The Hebrew text is careful about agency. David "sent" for Bathsheba (11:4) — the verb emphasizes his initiative and power. The phrase "he lay with her" is followed immediately by "for she had been purifying herself from her uncleanness" (11:4), a detail that establishes her ritual purity and, by implication, the certainty of the pregnancy's paternity. The narrative does not moralize; it simply records, allowing the weight of the actions to speak for themselves.
Nathan's Parable and the Confrontation of Power
Nathan's parable of the ewe lamb (2 Samuel 12:1–6) is a masterpiece of pastoral confrontation.
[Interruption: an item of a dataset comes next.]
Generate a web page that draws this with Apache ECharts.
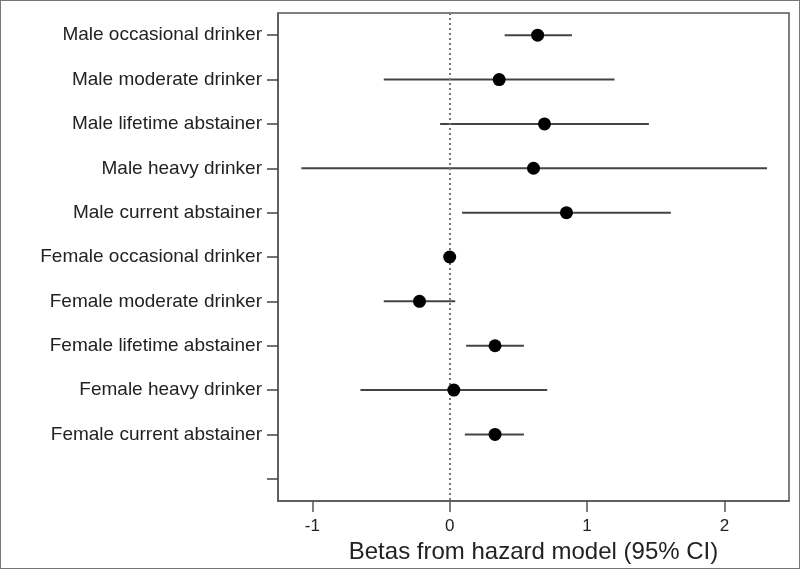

By approaching David through a story about injustice — a rich man who takes a poor man's beloved lamb — Nathan bypasses David's defenses and elicits a judgment that David then applies to himself. The technique is not manipulation but wisdom: it creates the conditions for genuine self-recognition rather than defensive denial.
David's response — "You are the man!" (2 Samuel 12:7) — is the pivot of the entire narrative. The Hebrew attāh hā'îš is blunt and unambiguous. Nathan's subsequent oracle (12:7–12) traces the consequences of David's sin with theological precision: the sword will not depart from his house, his wives will be taken publicly, and the child born of the adultery will die. These are not arbitrary punishments but consequences that mirror the sin — David took another man's wife secretly; his wives will be taken publicly.
Psalm 51 and the Theology of Repentance
Psalm 51, superscribed "when Nathan the prophet went to him, after he had gone in to Bathsheba," is the theological companion to 2 Samuel 11–12. Its opening petition — "Have mercy on me, O God, according to your steadfast love; according to your abundant mercy blot out my transgressions" (Psalm 51:1) — grounds the appeal for forgiveness not in David's contrition but in God's ḥesed (steadfast love) and raḥamîm (abundant mercy). The repentance is genuine precisely because it does not bargain; it simply appeals to divine character.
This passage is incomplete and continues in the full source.